Nag Panchami Festival

Indian festivals can be specific to a region, or the same festival can be celebrated in different places in a slightly different form. In fact, every community has its own special emphasis and unique form of expression in the celebration of a festival. Right from the time when mankind started acquiring some sort of culture, Sun and Snake have been invoked with prayers and ritual worship in India.

Nag-Panchami is an important all-India festival and is celebrated on the fifth day of the moonlit-fortnight in the month of Shravan (July /August). This is the time when serpents habitually come out of their holes that get flooded with rainwater to seek shelter.

Fascinating, frightening, sleek and virtually death-less, the cobra snake has always held a peculiar charm of its own since the time when man and snake confronted each other. As the cobra unfolded its qualities, extra-ordinary legends grew around it enveloping it in the jumble of divinity.

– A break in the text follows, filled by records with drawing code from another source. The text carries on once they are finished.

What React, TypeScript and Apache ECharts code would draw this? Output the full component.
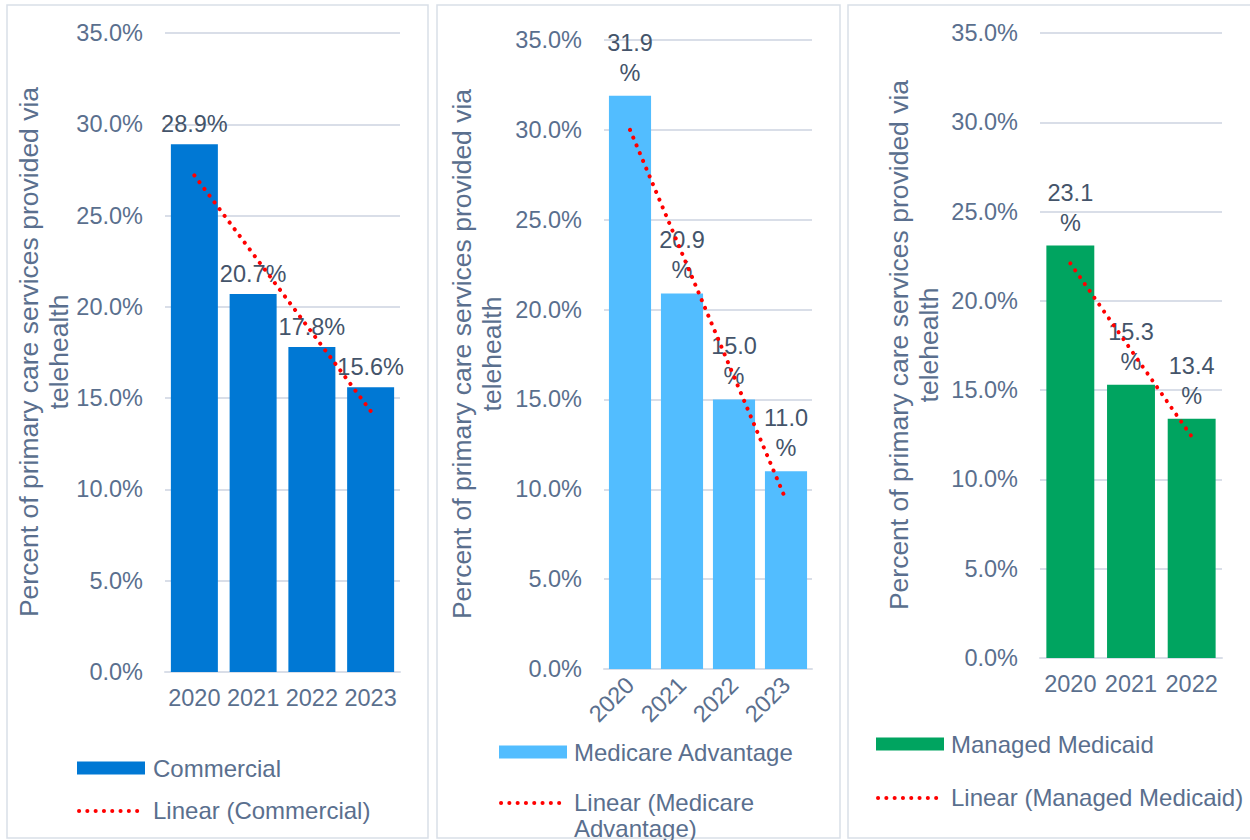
import React, { useEffect, useRef } from "react";
import * as echarts from "echarts";

// ---- Data ----
const yearsA = ["2020", "2021", "2022", "2023"];
const yearsB = ["2020", "2021", "2022", "2023"];
const yearsC = ["2020", "2021", "2022"];

const commercial = [28.9, 20.7, 17.8, 15.6];
const commercialTrend = [27.2, null, null, 14.3];

const medicare = [31.9, 20.9, 15.0, 11.0];
const medicareTrend = [30.0, null, null, 9.4];

const medicaid = [23.1, 15.3, 13.4];
const medicaidTrend = [22.1, null, 12.4];

const yMax = 35;
const yInterval = 5;

const yTitle = "Percent of primary care services provided via\ntelehealth";

const FONT = "'Liberation Sans', Arial, sans-serif";
const TICK_COLOR = "#5A6F8E";
const LABEL_COLOR = "#44546A";
const GRID_COLOR = "#D9DEE8";
const TREND_COLOR = "#FF0000";

export default function App() {
  const ref = useRef<HTMLDivElement>(null);

  useEffect(() => {
    if (!ref.current) return;
    const chart = echarts.init(ref.current, null, { renderer: "svg" });

    const grids = [
      { left: 165, width: 235, top: 33, height: 639 },
      { left: 604, width: 208, top: 40, height: 629 },
      { left: 1040, width: 182, top: 33, height: 625 },
    ];
    const cats = [yearsA, yearsB, yearsC];
    const bars = [commercial, medicare, medicaid];
    const trends = [commercialTrend, medicareTrend, medicaidTrend];
    const names = ["Commercial", "Medicare Advantage", "Managed Medicaid"];
    const colors = ["#0078D4", "#52BDFF", "#00A460"];
    const gaps = ["20%", "19%", "21%"];

    const xAxis = cats.map((c, i) => ({
      type: "category",
      gridIndex: i,
      data: c,
      axisTick: { show: false },
      axisLine: { lineStyle: { color: GRID_COLOR, width: 2 } },
      axisLabel: {
        color: TICK_COLOR,
        fontSize: 23.5,
        fontFamily: FONT,
        margin: i === 1 ? 12 : 14,
        rotate: i === 1 ? 45 : 0,
        interval: 0,
      },
    }));

    const yAxis = cats.map((_, i) => ({
      type: "value",
      gridIndex: i,
      min: 0,
      max: yMax,
      interval: yInterval,
      axisLine: { show: false },
      axisTick: { show: false },
      splitLine: { lineStyle: { color: GRID_COLOR, width: 2 } },
      axisLabel: {
        color: TICK_COLOR,
        fontSize: 23.5,
        fontFamily: FONT,
        margin: 22,
        formatter: (v: number) => v.toFixed(1) + "%",
      },
    }));

    const series: any[] = [];
    bars.forEach((b, i) => {
      series.push({
        type: "bar",
        name: names[i],
        xAxisIndex: i,
        yAxisIndex: i,
        data: b,
        barCategoryGap: gaps[i],
        itemStyle: { color: colors[i] },
        label: {
          show: true,
          position: "top",
          distance: i === 0 ? 5 : 8,
          color: LABEL_COLOR,
          fontSize: 23.5,
          fontFamily: FONT,
          lineHeight: 30,
          formatter: (p: any) =>
            i === 0 ? p.value.toFixed(1) + "%" : p.value.toFixed(1) + "\n%",
        },
      });
      series.push({
        type: "line",
        name: "Linear (" + names[i] + ")",
        xAxisIndex: i,
        yAxisIndex: i,
        data: trends[i],
        connectNulls: true,
        symbol: "none",
        z: 5,
        lineStyle: {
          color: TREND_COLOR,
          width: 4,
          type: [0.1, 8.3],
          cap: "round",
        },
      });
    });

    const border = (x: number, w: number) => ({
      type: "rect",
      shape: { x, y: 5, width: w, height: 833 },
      style: { fill: "none", stroke: "#D9DFE8", lineWidth: 1.5 },
      silent: true,
    });

    const legendRect = (x: number, y: number, color: string) => ({
      type: "rect",
      shape: { x, y: y - 6.5, width: 68, height: 13 },
      style: { fill: color },
    });
    const legendDots = (x: number, y: number) => ({
      type: "line",
      shape: { x1: x + 2, y1: y, x2: x + 68, y2: y },
      style: {
        stroke: TREND_COLOR,
        lineWidth: 4,
        lineDash: [0.1, 8.2],
        lineCap: "round",
      },
    });
    const legendText = (x: number, y: number, text: string, lh = 28) => ({
      type: "text",
      x,
      y,
      style: {
        text,
        fill: TICK_COLOR,
        fontSize: 24,
        fontFamily: FONT,
        textAlign: "left",
        textVerticalAlign: "middle",
        lineHeight: lh,
      },
    });
    const titleText = (x: number, y: number) => ({
      type: "text",
      x,
      y,
      rotation: Math.PI / 2,
      style: {
        text: yTitle,
        fill: TICK_COLOR,
        fontSize: 26.5,
        fontFamily: FONT,
        textAlign: "center",
        textVerticalAlign: "middle",
        lineHeight: 30,
      },
    });

    const graphic = [
      border(7, 421),
      border(437, 403),
      border(848, 420),
      titleText(44, 352),
      titleText(477, 354),
      titleText(914, 345),
      legendRect(77, 768, colors[0]),
      legendText(153, 768, "Commercial"),
      legendDots(77, 811),
      legendText(153, 810, "Linear (Commercial)"),
      legendRect(499, 752, colors[1]),
      legendText(574, 752, "Medicare Advantage"),
      legendDots(499, 803),
      legendText(574, 815, "Linear (Medicare\nAdvantage)", 26),
      legendRect(876, 744, colors[2]),
      legendText(951, 744, "Managed Medicaid"),
      legendDots(876, 798),
      legendText(951, 797, "Linear (Managed Medicaid)"),
    ];

    chart.setOption({
      animation: false,
      backgroundColor: "#FFFFFF",
      grid: grids.map((g) => ({ ...g, containLabel: false })),
      xAxis,
      yAxis,
      series,
      graphic,
    });

    return () => chart.dispose();
  }, []);

  return (
    <div
      ref={ref}
      style={{ position: "absolute", left: 0, top: 0, width: 1250, height: 840 }}
    />
  );
}
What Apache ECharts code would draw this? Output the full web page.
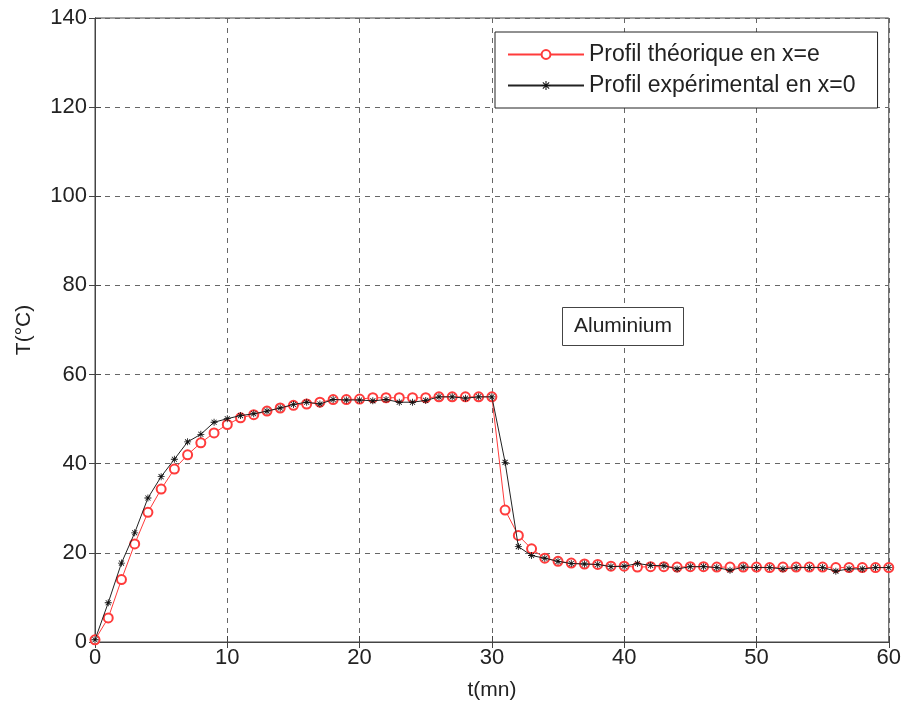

On Nag-Panchami, live cobras or their pictures are revered and religious rituals are performed to seek their good will. To seek immunity from snakebites, they are bathed with milk, haldi-kumkum is sprinkled on their heads and milk and rice are offered.

In Bengal and parts of Assam and Orissa the blessings of Mansa, the queen of serpents is sought. On this occasion snake charmers are invited to invoke the Snake Queen by playing lilting and melodious tunes on their flutes, much to the amusement of onlookers.

In Maharashtra, Hindu women take an early bath and wear their special "nav-vari" - nine yards-saris, put on ornaments and get ready for the puja of Nag-Devata. On this day all over India snake charmers can be seen with their baskets which hold dangerous snakes that are their pets. While playing the lingering melodious notes on their flutes, they beckon devotees with their calls. Women sprinkle haldi-kumkum (turmeric and vermillion), and flowers on the heads of the snakes and offer sweetened milk to the snakes and pray.

Tribals in the interior parts of Maharashtra perform acrobatics and magic shows on the streets. This provides ample amusement and crowds collect around them to see and touch the snakes, which the tribals bring in their baskets to show them off.